Skip the pictures. Transcribe the rest of the data below without changing a word.

------------------------------

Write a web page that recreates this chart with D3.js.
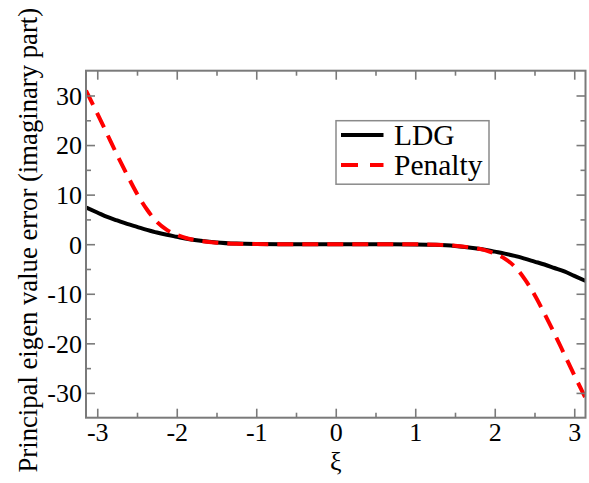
<!DOCTYPE html>
<html>
<head>
<meta charset="utf-8">
<script src="https://cdn.jsdelivr.net/npm/d3@7"></script>
<style>
  #chart, #chart text { font-family: Liberation Serif, Times New Roman !important; }
</style>
</head>
<body style="margin:0;padding:0;background:#fff">
<svg id="chart" width="589" height="483" style="display:block" font-family="Liberation Serif"></svg>
<script>
// ---- data ----
const xi = [-3.1416, -3.0, -2.875, -2.75, -2.625, -2.5, -2.375, -2.25, -2.125, -2.0, -1.875, -1.75, -1.5, -1.25, -1.0, -0.5, 0.0,
            0.5, 1.0, 1.25, 1.5, 1.75, 1.875, 2.0, 2.125, 2.25, 2.375, 2.5, 2.625, 2.75, 2.875, 3.0, 3.1416];
const ldg = [7.4, 6.4, 5.5, 4.8, 4.1, 3.5, 2.9, 2.35, 1.9, 1.5, 1.1, 0.8, 0.35, 0.12, 0.04, 0.0, 0.0,
             0.0, -0.04, -0.12, -0.35, -0.8, -1.1, -1.5, -1.9, -2.35, -2.9, -3.5, -4.1, -4.8, -5.5, -6.4, -7.4];
const penalty = [31.0, 26.4, 22.2, 18.0, 14.0, 10.2, 7.0, 4.5, 2.9, 1.9, 1.2, 0.8, 0.3, 0.1, 0.03, 0.0, 0.0,
                 0.0, -0.03, -0.1, -0.3, -0.8, -1.2, -1.9, -2.9, -4.5, -7.0, -10.2, -14.0, -18.0, -22.2, -26.4, -31.0];
const xTicks = [-3, -2, -1, 0, 1, 2, 3];
const xMinor = [-2.5, -1.5, -0.5, 0.5, 1.5, 2.5];
const yTicks = [-30, -20, -10, 0, 10, 20, 30];
const yMinor = [-25, -15, -5, 5, 15, 25];
const seriesNames = ["LDG", "Penalty"];
const xLabel = "ξ";
const yLabel = "Principal eigen value error (imaginary part)";

// ---- layout ----
const FONT = "Liberation Serif";
const svgNode = document.getElementById("chart");
const svg = d3.select(svgNode);
const L = 86, R = 585.5, T = 70.7, B = 417.7;
const x = d3.scaleLinear().domain([-Math.PI, Math.PI]).range([L, R]);
const y = d3.scaleLinear().domain([-35, 35]).range([B, T]);
const axisColor = "#7a7a7a";
const fmt = (d) => String(d); // plain hyphen-minus like the reference

// clip
svg.append("defs").append("clipPath").attr("id", "clip")
  .append("rect").attr("x", L).attr("y", T).attr("width", R - L).attr("height", B - T);

// curves
const line = (vals) => d3.line().x((d, i) => x(xi[i])).y((d) => y(d)).curve(d3.curveMonotoneX)(vals);
const g = svg.append("g").attr("clip-path", "url(#clip)");
g.append("path").attr("d", line(ldg)).attr("fill", "none")
  .attr("stroke", "#000").attr("stroke-width", 4);
g.append("path").attr("d", line(penalty)).attr("fill", "none")
  .attr("stroke", "#ff0000").attr("stroke-width", 4).attr("stroke-dasharray", "16,9");

// axes with inward ticks on all sides
const major = 9, minor = 5;
const add = (ax, tr) => svg.append("g").attr("transform", tr).call(ax);
const axes = [
  add(d3.axisBottom(x).tickValues(xTicks).tickSize(-major).tickFormat(fmt), `translate(0,${B})`),
  add(d3.axisTop(x).tickValues(xTicks).tickSize(-major).tickFormat(""), `translate(0,${T})`),
  add(d3.axisLeft(y).tickValues(yTicks).tickSize(-major).tickFormat(fmt), `translate(${L},0)`),
  add(d3.axisRight(y).tickValues(yTicks).tickSize(-major).tickFormat(""), `translate(${R},0)`),
  add(d3.axisBottom(x).tickValues(xMinor).tickSize(-minor).tickFormat(""), `translate(0,${B})`),
  add(d3.axisTop(x).tickValues(xMinor).tickSize(-minor).tickFormat(""), `translate(0,${T})`),
  add(d3.axisLeft(y).tickValues(yMinor).tickSize(-minor).tickFormat(""), `translate(${L},0)`),
  add(d3.axisRight(y).tickValues(yMinor).tickSize(-minor).tickFormat(""), `translate(${R},0)`)
];
axes.forEach(a => {
  a.node().removeAttribute("font-family");
  a.node().removeAttribute("font-size");
  a.select(".domain").remove();
  a.selectAll(".tick line").attr("stroke", axisColor).attr("stroke-width", 1.6);
  a.selectAll(".tick text").attr("font-size", 26);
});
axes[0].selectAll(".tick text").attr("y", 0).attr("dy", 0).attr("transform", "translate(0,23)");
axes[2].selectAll(".tick text").attr("x", -4).attr("dy", "0.34em");

// frame
svg.append("rect").attr("x", L).attr("y", T).attr("width", R - L).attr("height", B - T)
  .attr("fill", "none").attr("stroke", axisColor).attr("stroke-width", 2);

// axis labels
svg.append("text").attr("x", x(0)).attr("y", 470).attr("text-anchor", "middle")
  .attr("font-size", 26).text(xLabel);
svg.append("text").attr("transform", `translate(37,${(T + B) / 2 - 4}) rotate(-90)`)
  .attr("text-anchor", "middle").attr("font-size", 26.7).text(yLabel);

// legend
const lg = svg.append("g");
lg.append("rect").attr("x", 336).attr("y", 120.7).attr("width", 153).attr("height", 63.5)
  .attr("fill", "#fff").attr("stroke", "#8a8a8a").attr("stroke-width", 1.5);
const legendStyles = [{stroke: "#000", dash: null}, {stroke: "#ff0000", dash: "17,12"}];
seriesNames.forEach((name, i) => {
  const yy = 135 + i * 30;
  lg.append("line").attr("x1", 341).attr("x2", 383.5).attr("y1", yy).attr("y2", yy)
    .attr("stroke", legendStyles[i].stroke).attr("stroke-width", 4)
    .attr("stroke-dasharray", legendStyles[i].dash);
  lg.append("text").attr("x", 394).attr("y", yy + 9.5).attr("font-size", 29.5).text(name);
});

svgNode.querySelectorAll("text").forEach(t => {
  t.setAttribute("font-family", FONT);
  t.setAttribute("fill", "#000");
});
</script>
</body>
</html>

------------------------------

SOLUTION FOR THIS TASK =
Write a web page that recreates this chart with D3.js.
<!DOCTYPE html>
<html>
<head>
<meta charset="utf-8">
<script src="https://cdn.jsdelivr.net/npm/d3@7"></script>
<style>
  #chart, #chart text { font-family: Liberation Serif, Times New Roman !important; }
</style>
</head>
<body style="margin:0;padding:0;background:#fff">
<svg id="chart" width="589" height="483" style="display:block" font-family="Liberation Serif"></svg>
<script>
// ---- data ----
const xi = [-3.1416, -3.0, -2.875, -2.75, -2.625, -2.5, -2.375, -2.25, -2.125, -2.0, -1.875, -1.75, -1.5, -1.25, -1.0, -0.5, 0.0,
            0.5, 1.0, 1.25, 1.5, 1.75, 1.875, 2.0, 2.125, 2.25, 2.375, 2.5, 2.625, 2.75, 2.875, 3.0, 3.1416];
const ldg = [7.4, 6.4, 5.5, 4.8, 4.1, 3.5, 2.9, 2.35, 1.9, 1.5, 1.1, 0.8, 0.35, 0.12, 0.04, 0.0, 0.0,
             0.0, -0.04, -0.12, -0.35, -0.8, -1.1, -1.5, -1.9, -2.35, -2.9, -3.5, -4.1, -4.8, -5.5, -6.4, -7.4];
const penalty = [31.0, 26.4, 22.2, 18.0, 14.0, 10.2, 7.0, 4.5, 2.9, 1.9, 1.2, 0.8, 0.3, 0.1, 0.03, 0.0, 0.0,
                 0.0, -0.03, -0.1, -0.3, -0.8, -1.2, -1.9, -2.9, -4.5, -7.0, -10.2, -14.0, -18.0, -22.2, -26.4, -31.0];
const xTicks = [-3, -2, -1, 0, 1, 2, 3];
const xMinor = [-2.5, -1.5, -0.5, 0.5, 1.5, 2.5];
const yTicks = [-30, -20, -10, 0, 10, 20, 30];
const yMinor = [-25, -15, -5, 5, 15, 25];
const seriesNames = ["LDG", "Penalty"];
const xLabel = "ξ";
const yLabel = "Principal eigen value error (imaginary part)";

// ---- layout ----
const FONT = "Liberation Serif";
const svgNode = document.getElementById("chart");
const svg = d3.select(svgNode);
const L = 86, R = 585.5, T = 70.7, B = 417.7;
const x = d3.scaleLinear().domain([-Math.PI, Math.PI]).range([L, R]);
const y = d3.scaleLinear().domain([-35, 35]).range([B, T]);
const axisColor = "#7a7a7a";
const fmt = (d) => String(d); // plain hyphen-minus like the reference

// clip
svg.append("defs").append("clipPath").attr("id", "clip")
  .append("rect").attr("x", L).attr("y", T).attr("width", R - L).attr("height", B - T);

// curves
const line = (vals) => d3.line().x((d, i) => x(xi[i])).y((d) => y(d)).curve(d3.curveMonotoneX)(vals);
const g = svg.append("g").attr("clip-path", "url(#clip)");
g.append("path").attr("d", line(ldg)).attr("fill", "none")
  .attr("stroke", "#000").attr("stroke-width", 4);
g.append("path").attr("d", line(penalty)).attr("fill", "none")
  .attr("stroke", "#ff0000").attr("stroke-width", 4).attr("stroke-dasharray", "16,9");

// axes with inward ticks on all sides
const major = 9, minor = 5;
const add = (ax, tr) => svg.append("g").attr("transform", tr).call(ax);
const axes = [
  add(d3.axisBottom(x).tickValues(xTicks).tickSize(-major).tickFormat(fmt), `translate(0,${B})`),
  add(d3.axisTop(x).tickValues(xTicks).tickSize(-major).tickFormat(""), `translate(0,${T})`),
  add(d3.axisLeft(y).tickValues(yTicks).tickSize(-major).tickFormat(fmt), `translate(${L},0)`),
  add(d3.axisRight(y).tickValues(yTicks).tickSize(-major).tickFormat(""), `translate(${R},0)`),
  add(d3.axisBottom(x).tickValues(xMinor).tickSize(-minor).tickFormat(""), `translate(0,${B})`),
  add(d3.axisTop(x).tickValues(xMinor).tickSize(-minor).tickFormat(""), `translate(0,${T})`),
  add(d3.axisLeft(y).tickValues(yMinor).tickSize(-minor).tickFormat(""), `translate(${L},0)`),
  add(d3.axisRight(y).tickValues(yMinor).tickSize(-minor).tickFormat(""), `translate(${R},0)`)
];
axes.forEach(a => {
  a.node().removeAttribute("font-family");
  a.node().removeAttribute("font-size");
  a.select(".domain").remove();
  a.selectAll(".tick line").attr("stroke", axisColor).attr("stroke-width", 1.6);
  a.selectAll(".tick text").attr("font-size", 26);
});
axes[0].selectAll(".tick text").attr("y", 0).attr("dy", 0).attr("transform", "translate(0,23)");
axes[2].selectAll(".tick text").attr("x", -4).attr("dy", "0.34em");

// frame
svg.append("rect").attr("x", L).attr("y", T).attr("width", R - L).attr("height", B - T)
  .attr("fill", "none").attr("stroke", axisColor).attr("stroke-width", 2);

// axis labels
svg.append("text").attr("x", x(0)).attr("y", 470).attr("text-anchor", "middle")
  .attr("font-size", 26).text(xLabel);
svg.append("text").attr("transform", `translate(37,${(T + B) / 2 - 4}) rotate(-90)`)
  .attr("text-anchor", "middle").attr("font-size", 26.7).text(yLabel);

// legend
const lg = svg.append("g");
lg.append("rect").attr("x", 336).attr("y", 120.7).attr("width", 153).attr("height", 63.5)
  .attr("fill", "#fff").attr("stroke", "#8a8a8a").attr("stroke-width", 1.5);
const legendStyles = [{stroke: "#000", dash: null}, {stroke: "#ff0000", dash: "17,12"}];
seriesNames.forEach((name, i) => {
  const yy = 135 + i * 30;
  lg.append("line").attr("x1", 341).attr("x2", 383.5).attr("y1", yy).attr("y2", yy)
    .attr("stroke", legendStyles[i].stroke).attr("stroke-width", 4)
    .attr("stroke-dasharray", legendStyles[i].dash);
  lg.append("text").attr("x", 394).attr("y", yy + 9.5).attr("font-size", 29.5).text(name);
});

svgNode.querySelectorAll("text").forEach(t => {
  t.setAttribute("font-family", FONT);
  t.setAttribute("fill", "#000");
});
</script>
</body>
</html>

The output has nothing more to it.